--- begin Exercise data ---
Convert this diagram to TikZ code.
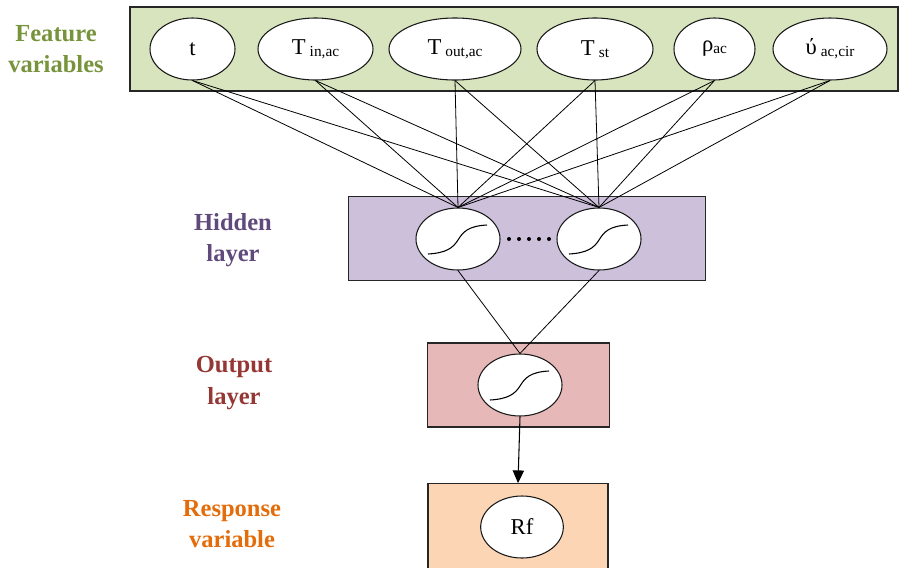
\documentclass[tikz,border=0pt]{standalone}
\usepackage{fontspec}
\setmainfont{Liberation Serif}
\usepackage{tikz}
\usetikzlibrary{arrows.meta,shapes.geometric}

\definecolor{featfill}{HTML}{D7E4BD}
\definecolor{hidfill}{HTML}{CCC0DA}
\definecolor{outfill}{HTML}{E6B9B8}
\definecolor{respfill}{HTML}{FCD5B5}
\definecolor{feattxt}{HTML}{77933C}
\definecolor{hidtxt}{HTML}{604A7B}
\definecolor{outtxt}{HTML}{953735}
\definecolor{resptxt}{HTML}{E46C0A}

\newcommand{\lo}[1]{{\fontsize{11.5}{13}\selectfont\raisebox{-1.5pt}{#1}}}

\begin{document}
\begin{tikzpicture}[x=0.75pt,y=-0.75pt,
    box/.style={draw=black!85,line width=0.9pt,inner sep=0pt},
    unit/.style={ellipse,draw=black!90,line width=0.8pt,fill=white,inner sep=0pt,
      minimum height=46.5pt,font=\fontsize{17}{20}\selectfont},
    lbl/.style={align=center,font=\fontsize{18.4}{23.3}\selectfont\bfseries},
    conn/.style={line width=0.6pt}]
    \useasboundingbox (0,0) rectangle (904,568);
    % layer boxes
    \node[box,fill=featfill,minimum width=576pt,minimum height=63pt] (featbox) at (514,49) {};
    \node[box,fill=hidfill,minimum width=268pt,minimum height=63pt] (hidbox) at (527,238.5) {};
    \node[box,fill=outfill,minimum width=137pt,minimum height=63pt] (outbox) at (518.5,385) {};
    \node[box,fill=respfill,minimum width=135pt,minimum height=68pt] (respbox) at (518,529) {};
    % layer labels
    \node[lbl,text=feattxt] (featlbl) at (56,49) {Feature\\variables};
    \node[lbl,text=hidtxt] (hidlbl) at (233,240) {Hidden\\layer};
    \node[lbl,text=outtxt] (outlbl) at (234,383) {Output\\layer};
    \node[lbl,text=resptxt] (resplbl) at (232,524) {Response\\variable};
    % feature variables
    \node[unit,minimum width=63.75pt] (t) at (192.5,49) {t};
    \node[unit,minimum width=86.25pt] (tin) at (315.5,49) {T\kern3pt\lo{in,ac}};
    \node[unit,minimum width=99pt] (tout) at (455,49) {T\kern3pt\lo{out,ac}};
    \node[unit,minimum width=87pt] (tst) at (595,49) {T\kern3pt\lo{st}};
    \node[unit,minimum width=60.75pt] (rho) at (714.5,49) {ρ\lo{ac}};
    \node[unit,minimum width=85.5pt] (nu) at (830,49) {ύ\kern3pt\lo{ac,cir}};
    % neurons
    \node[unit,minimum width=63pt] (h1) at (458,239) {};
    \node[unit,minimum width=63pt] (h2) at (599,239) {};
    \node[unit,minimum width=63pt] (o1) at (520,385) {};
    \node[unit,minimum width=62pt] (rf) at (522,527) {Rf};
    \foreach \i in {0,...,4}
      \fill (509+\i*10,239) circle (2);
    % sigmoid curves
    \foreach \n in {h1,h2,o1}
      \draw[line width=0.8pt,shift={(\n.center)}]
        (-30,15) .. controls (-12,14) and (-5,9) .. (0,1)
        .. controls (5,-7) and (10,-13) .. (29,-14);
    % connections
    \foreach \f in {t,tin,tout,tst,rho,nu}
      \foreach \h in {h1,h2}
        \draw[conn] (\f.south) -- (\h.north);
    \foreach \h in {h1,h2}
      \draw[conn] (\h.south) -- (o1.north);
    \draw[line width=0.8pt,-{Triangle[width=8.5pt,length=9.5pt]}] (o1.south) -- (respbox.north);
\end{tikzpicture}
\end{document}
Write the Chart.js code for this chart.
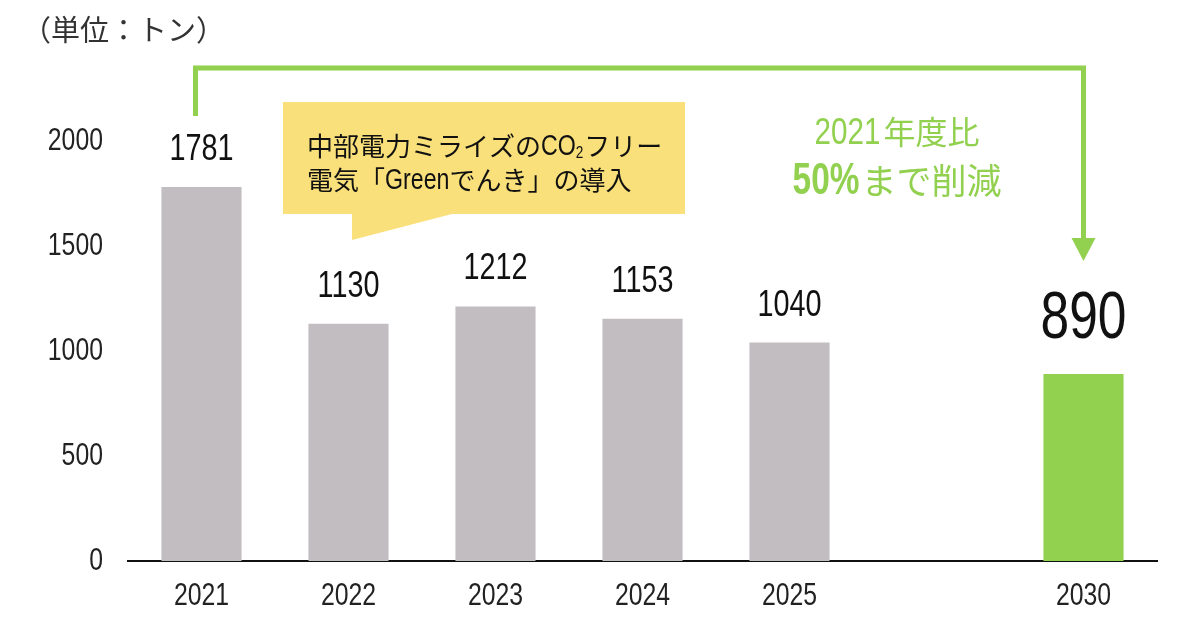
--- end Exercise data ---
Exercise goal - From the entries above, copy each line holding "code".

Solution for this task -
Convert this diagram to TikZ code.
Write the Chart.js code for this chart.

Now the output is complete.